Folgerichtig versammeln sie im vorliegenden Band Beiträge von Autoren aus der Geschichtswissenschaft, den Gesundheitswissenschaften, den Wirtschaftswissenschaften sowie der Bevölkerungswissenschaft und sprengen dabei den nationalen Rahmen. Auch Engländer, Schweden, Schweizer und Niederländer präsentieren ihre Forschungsergebnisse.

In ihrer kundigen und für den Außenstehenden verständlichen Einführung umreißen die Herausgeber die Entstehungsgeschichte dieses Bandes, der aus einer Tagung hervorgegangen ist. Sie fassen den internationalen Forschungsstand zusammen und erläutern den Stellenwert der Beiträge dieses Bandes im Kontext der Erforschung der epidemiologischen Transition. Die Beiträge sind auf drei Sektionen aufgeteilt. Die erste Sektion befasst sich mit der Entwicklung der städtischen Gesundheitsverhältnisse vom späten 17. Jahrhundert bis zur Hochindustrialisierung. Dieser erste Teil des Bandes versammelt Lokalstudien einzelner deutscher und englischer Städte sowie breiter angelegte Beiträge zu deutschen und britischen epidemiologischen Trends. Die Aufsätze lassen erkennen, vor welche methodischen und interpretatorischen Probleme die Rekonstruktion der Sterblichkeitsentwicklungen steht. Dies gilt besonders für die Differenzierung nach Geschlecht, nach regionaler oder sozialer Herkunft oder nach Todesursachen. Wie die Liverpool Bill of Mortality von 1772 zeigt, sind die zeitgenössischen Krankheitsdefinitionen für den Historiker nicht mehr auf ihre Kriterien hin überprüfbar. Noch bis zu Beginn des 20. Jahrhunderts waren Krankheiten der Atemwege einschließlich Tuberkulose und der Verdauungsorgane die häufigsten Todesursachen in den deutschen Städten.
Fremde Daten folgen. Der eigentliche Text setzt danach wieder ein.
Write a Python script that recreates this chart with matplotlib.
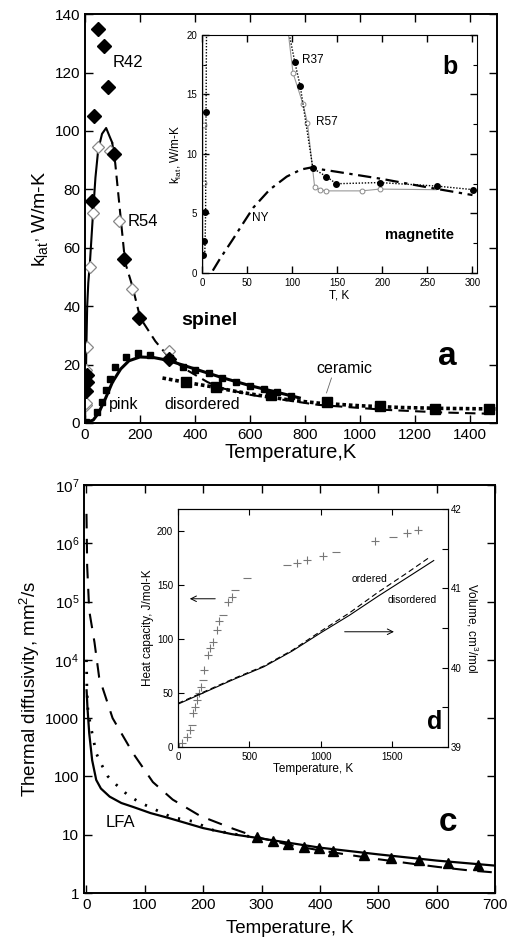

Der zweite Hauptteil des Bandes behandelt den Einfluss sanitärer Reformen in den Städten auf den Sterblichkeitswandel: Die Autoren dieser Sektion untersuchen die Luftverschmutzung, die Stadtplanung, die öffentlichen Wasch- und Badehäuser, aber auch die Finanzierung von Verbesserungen der städtischen Infrastruktur. Zunehmend geraten auch die langfristigen Auswirkungen von Epidemien (Cholera und Typhus) auf den sozialen Wandel in den Städten ins Blickfeld der Forschung, wie zwei Aufsätze dieses Hauptteils zeigen.

Die dritte Sektion widmet sich dem Einfluss der sozialen und medizinischen Versorgung auf den Sterblichkeitswandel. Das thematische Spektrum der Beiträge reicht von der Gewerbehygiene, der späteren Arbeitsmedizin, über die Einbindung der Allgemeinen Krankenanstalt in Bremen in die Kontrolle der Auswanderer bis zur Organisation der Krankenversicherung im internationalen Vergleich. Der Band enthält eine Vielzahl von Tabellen und Grafiken. Man vermisst ein Abkürzungsverzeichnis, das einem das umständliche Suchen nach der Ersterwähnung der Abkürzung in den Anmerkungen des jeweiligen Beitrages ersparen würde.